**Goal:** Of all the lines in the material, how many include the word "this"? Give only the number.

Items from a dataset

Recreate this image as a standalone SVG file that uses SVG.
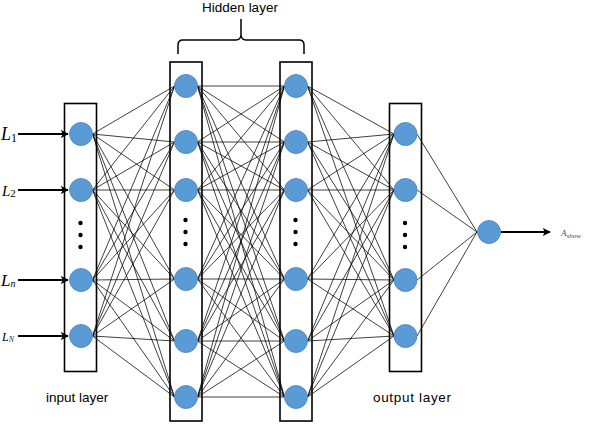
<svg xmlns="http://www.w3.org/2000/svg" width="590" height="424" viewBox="0 0 590 424">
<style>
.c{stroke:#000;stroke-width:0.75;fill:none}
.layer{fill:none;stroke:#000;stroke-width:1.6}
.n{fill:#5B9BD5;stroke:#4A83B8;stroke-width:0.8}
.dot{fill:#000}
.arr{stroke:#000;stroke-width:2;fill:none;marker-end:url(#ah)}
.lbl{font-family:"Liberation Sans",Arial,sans-serif;font-size:13.5px;fill:#000}
.L{font-family:"Liberation Serif","Times New Roman",serif;font-style:italic;fill:#000}
.sub{font-family:"Liberation Serif","Times New Roman",serif;fill:#000}
</style>
<defs>
<marker id="ah" viewBox="0 0 10 10" refX="9" refY="5" markerWidth="4" markerHeight="4" orient="auto" markerUnits="strokeWidth">
<path d="M0,0 L10,5 L0,10 L2.5,5 Z" fill="#000"/>
</marker>
</defs>
<rect width="590" height="424" fill="#fff"/>

<g id="connectors">
<g id="in-h1">
<line class="c" x1="92.5" y1="134" x2="174.5" y2="86"/><line class="c" x1="92.5" y1="134" x2="174.5" y2="142"/><line class="c" x1="92.5" y1="134" x2="174.5" y2="190"/><line class="c" x1="92.5" y1="134" x2="174.5" y2="279"/><line class="c" x1="92.5" y1="134" x2="174.5" y2="341"/><line class="c" x1="92.5" y1="134" x2="174.5" y2="397"/>
<line class="c" x1="92.5" y1="190" x2="174.5" y2="86"/><line class="c" x1="92.5" y1="190" x2="174.5" y2="142"/><line class="c" x1="92.5" y1="190" x2="174.5" y2="190"/><line class="c" x1="92.5" y1="190" x2="174.5" y2="279"/><line class="c" x1="92.5" y1="190" x2="174.5" y2="341"/><line class="c" x1="92.5" y1="190" x2="174.5" y2="397"/>
<line class="c" x1="92.5" y1="280" x2="174.5" y2="86"/><line class="c" x1="92.5" y1="280" x2="174.5" y2="142"/><line class="c" x1="92.5" y1="280" x2="174.5" y2="190"/><line class="c" x1="92.5" y1="280" x2="174.5" y2="279"/><line class="c" x1="92.5" y1="280" x2="174.5" y2="341"/><line class="c" x1="92.5" y1="280" x2="174.5" y2="397"/>
<line class="c" x1="92.5" y1="336" x2="174.5" y2="86"/><line class="c" x1="92.5" y1="336" x2="174.5" y2="142"/><line class="c" x1="92.5" y1="336" x2="174.5" y2="190"/><line class="c" x1="92.5" y1="336" x2="174.5" y2="279"/><line class="c" x1="92.5" y1="336" x2="174.5" y2="341"/><line class="c" x1="92.5" y1="336" x2="174.5" y2="397"/>
</g>
<g id="h1-h2">
<line class="c" x1="197.5" y1="86" x2="284.5" y2="86"/><line class="c" x1="197.5" y1="86" x2="284.5" y2="142"/><line class="c" x1="197.5" y1="86" x2="284.5" y2="190"/><line class="c" x1="197.5" y1="86" x2="284.5" y2="279"/><line class="c" x1="197.5" y1="86" x2="284.5" y2="341"/><line class="c" x1="197.5" y1="86" x2="284.5" y2="397"/>
<line class="c" x1="197.5" y1="142" x2="284.5" y2="86"/><line class="c" x1="197.5" y1="142" x2="284.5" y2="142"/><line class="c" x1="197.5" y1="142" x2="284.5" y2="190"/><line class="c" x1="197.5" y1="142" x2="284.5" y2="279"/><line class="c" x1="197.5" y1="142" x2="284.5" y2="341"/><line class="c" x1="197.5" y1="142" x2="284.5" y2="397"/>
<line class="c" x1="197.5" y1="190" x2="284.5" y2="86"/><line class="c" x1="197.5" y1="190" x2="284.5" y2="142"/><line class="c" x1="197.5" y1="190" x2="284.5" y2="190"/><line class="c" x1="197.5" y1="190" x2="284.5" y2="279"/><line class="c" x1="197.5" y1="190" x2="284.5" y2="341"/><line class="c" x1="197.5" y1="190" x2="284.5" y2="397"/>
<line class="c" x1="197.5" y1="279" x2="284.5" y2="86"/><line class="c" x1="197.5" y1="279" x2="284.5" y2="142"/><line class="c" x1="197.5" y1="279" x2="284.5" y2="190"/><line class="c" x1="197.5" y1="279" x2="284.5" y2="279"/><line class="c" x1="197.5" y1="279" x2="284.5" y2="341"/><line class="c" x1="197.5" y1="279" x2="284.5" y2="397"/>
<line class="c" x1="197.5" y1="341" x2="284.5" y2="86"/><line class="c" x1="197.5" y1="341" x2="284.5" y2="142"/><line class="c" x1="197.5" y1="341" x2="284.5" y2="190"/><line class="c" x1="197.5" y1="341" x2="284.5" y2="279"/><line class="c" x1="197.5" y1="341" x2="284.5" y2="341"/><line class="c" x1="197.5" y1="341" x2="284.5" y2="397"/>
<line class="c" x1="197.5" y1="397" x2="284.5" y2="86"/><line class="c" x1="197.5" y1="397" x2="284.5" y2="142"/><line class="c" x1="197.5" y1="397" x2="284.5" y2="190"/><line class="c" x1="197.5" y1="397" x2="284.5" y2="279"/><line class="c" x1="197.5" y1="397" x2="284.5" y2="341"/><line class="c" x1="197.5" y1="397" x2="284.5" y2="397"/>
</g>
<g id="h2-out">
<line class="c" x1="307.5" y1="86" x2="394" y2="134"/><line class="c" x1="307.5" y1="86" x2="394" y2="190"/><line class="c" x1="307.5" y1="86" x2="394" y2="280"/><line class="c" x1="307.5" y1="86" x2="394" y2="336"/>
<line class="c" x1="307.5" y1="142" x2="394" y2="134"/><line class="c" x1="307.5" y1="142" x2="394" y2="190"/><line class="c" x1="307.5" y1="142" x2="394" y2="280"/><line class="c" x1="307.5" y1="142" x2="394" y2="336"/>
<line class="c" x1="307.5" y1="190" x2="394" y2="134"/><line class="c" x1="307.5" y1="190" x2="394" y2="190"/><line class="c" x1="307.5" y1="190" x2="394" y2="280"/><line class="c" x1="307.5" y1="190" x2="394" y2="336"/>
<line class="c" x1="307.5" y1="279" x2="394" y2="134"/><line class="c" x1="307.5" y1="279" x2="394" y2="190"/><line class="c" x1="307.5" y1="279" x2="394" y2="280"/><line class="c" x1="307.5" y1="279" x2="394" y2="336"/>
<line class="c" x1="307.5" y1="341" x2="394" y2="134"/><line class="c" x1="307.5" y1="341" x2="394" y2="190"/><line class="c" x1="307.5" y1="341" x2="394" y2="280"/><line class="c" x1="307.5" y1="341" x2="394" y2="336"/>
<line class="c" x1="307.5" y1="397" x2="394" y2="134"/><line class="c" x1="307.5" y1="397" x2="394" y2="190"/><line class="c" x1="307.5" y1="397" x2="394" y2="280"/><line class="c" x1="307.5" y1="397" x2="394" y2="336"/>
</g>
<g id="out-final">
<line class="c" x1="417" y1="134" x2="477" y2="232"/><line class="c" x1="417" y1="190" x2="477" y2="232"/><line class="c" x1="417" y1="280" x2="477" y2="232"/><line class="c" x1="417" y1="336" x2="477" y2="232"/>
</g>
<g id="io-arrows">
<line class="arr" x1="18" y1="134" x2="68" y2="134"/>
<line class="arr" x1="18" y1="190" x2="68" y2="190"/>
<line class="arr" x1="18" y1="280" x2="68" y2="280"/>
<line class="arr" x1="18" y1="336" x2="68" y2="336"/>
<line class="arr" x1="501" y1="232" x2="550" y2="232"/>
</g>
</g>

<g id="input-layer">
<rect class="layer" x="64.5" y="103.5" width="32" height="268"/>
<circle class="n" cx="81" cy="134" r="11.5"/>
<circle class="n" cx="81" cy="190" r="11.5"/>
<circle class="dot" cx="80.5" cy="223" r="2.2"/>
<circle class="dot" cx="80.5" cy="235" r="2.2"/>
<circle class="dot" cx="80.5" cy="247" r="2.2"/>
<circle class="n" cx="81" cy="280" r="11.5"/>
<circle class="n" cx="81" cy="336" r="11.5"/>
<text class="lbl" x="46" y="402">input layer</text>
</g>

<g id="hidden-layer-1">
<rect class="layer" x="170" y="62" width="32" height="359"/>
<circle class="n" cx="186" cy="86" r="11.5"/>
<circle class="n" cx="186" cy="142" r="11.5"/>
<circle class="n" cx="186" cy="190" r="11.5"/>
<circle class="dot" cx="185.5" cy="220" r="2.2"/>
<circle class="dot" cx="185.5" cy="232" r="2.2"/>
<circle class="dot" cx="185.5" cy="244" r="2.2"/>
<circle class="n" cx="186" cy="279" r="11.5"/>
<circle class="n" cx="186" cy="341" r="11.5"/>
<circle class="n" cx="186" cy="397" r="11.5"/>
</g>

<g id="hidden-layer-2">
<rect class="layer" x="280" y="62" width="32" height="359"/>
<circle class="n" cx="296" cy="86" r="11.5"/>
<circle class="n" cx="296" cy="142" r="11.5"/>
<circle class="n" cx="296" cy="190" r="11.5"/>
<circle class="dot" cx="295.5" cy="220" r="2.2"/>
<circle class="dot" cx="295.5" cy="232" r="2.2"/>
<circle class="dot" cx="295.5" cy="244" r="2.2"/>
<circle class="n" cx="296" cy="279" r="11.5"/>
<circle class="n" cx="296" cy="341" r="11.5"/>
<circle class="n" cx="296" cy="397" r="11.5"/>
</g>

<g id="hidden-label">
<path d="M178,54 V45 Q178,40 183,40 H236 Q240.5,40 241,35 Q241.5,40 246,40 H299 Q304,40 304,45 V54 M241,35 V19" fill="none" stroke="#000" stroke-width="1.5"/>
<text class="lbl" x="240" y="12" text-anchor="middle">Hidden layer</text>
</g>

<g id="output-layer">
<rect class="layer" x="389.5" y="103.5" width="32" height="268"/>
<circle class="n" cx="405.5" cy="134" r="11.5"/>
<circle class="n" cx="405.5" cy="190" r="11.5"/>
<circle class="dot" cx="405" cy="223" r="2.2"/>
<circle class="dot" cx="405" cy="235" r="2.2"/>
<circle class="dot" cx="405" cy="247" r="2.2"/>
<circle class="n" cx="405.5" cy="280" r="11.5"/>
<circle class="n" cx="405.5" cy="336" r="11.5"/>
<text class="lbl" x="373" y="402" textLength="78">output layer</text>
</g>

<g id="final-node">
<circle class="n" cx="489" cy="232" r="11.5"/>
<text x="561" y="236" style="font-family:'Liberation Serif',serif;font-size:9px;font-style:italic;fill:#444">A<tspan font-size="7" dy="1.5">show</tspan></text>
</g>

<g id="input-labels">
<text class="L" x="1" y="140" font-size="18">L<tspan class="sub" font-style="normal" font-size="12" dy="2">1</tspan></text>
<text class="L" x="2" y="196" font-size="15" fill="#333">L<tspan class="sub" font-style="normal" font-size="11" dy="1" fill="#333">2</tspan></text>
<text class="L" x="1" y="286" font-size="17">L<tspan font-size="10" dy="1">n</tspan></text>
<text class="L" x="2" y="341" font-size="12" fill="#333">L<tspan font-size="8" dy="1" fill="#333">N</tspan></text>
</g>
</svg>
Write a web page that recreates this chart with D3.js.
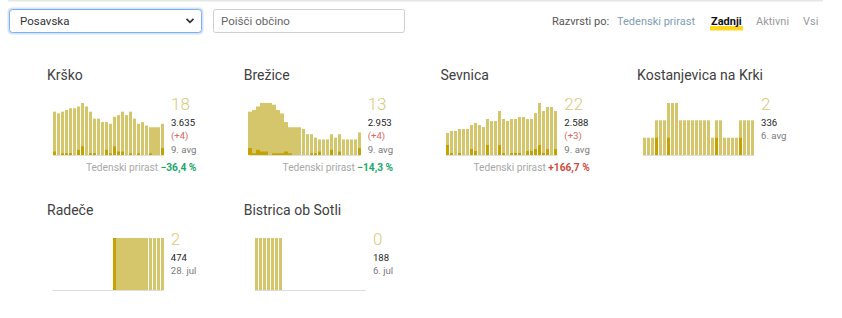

**Final answer:** 2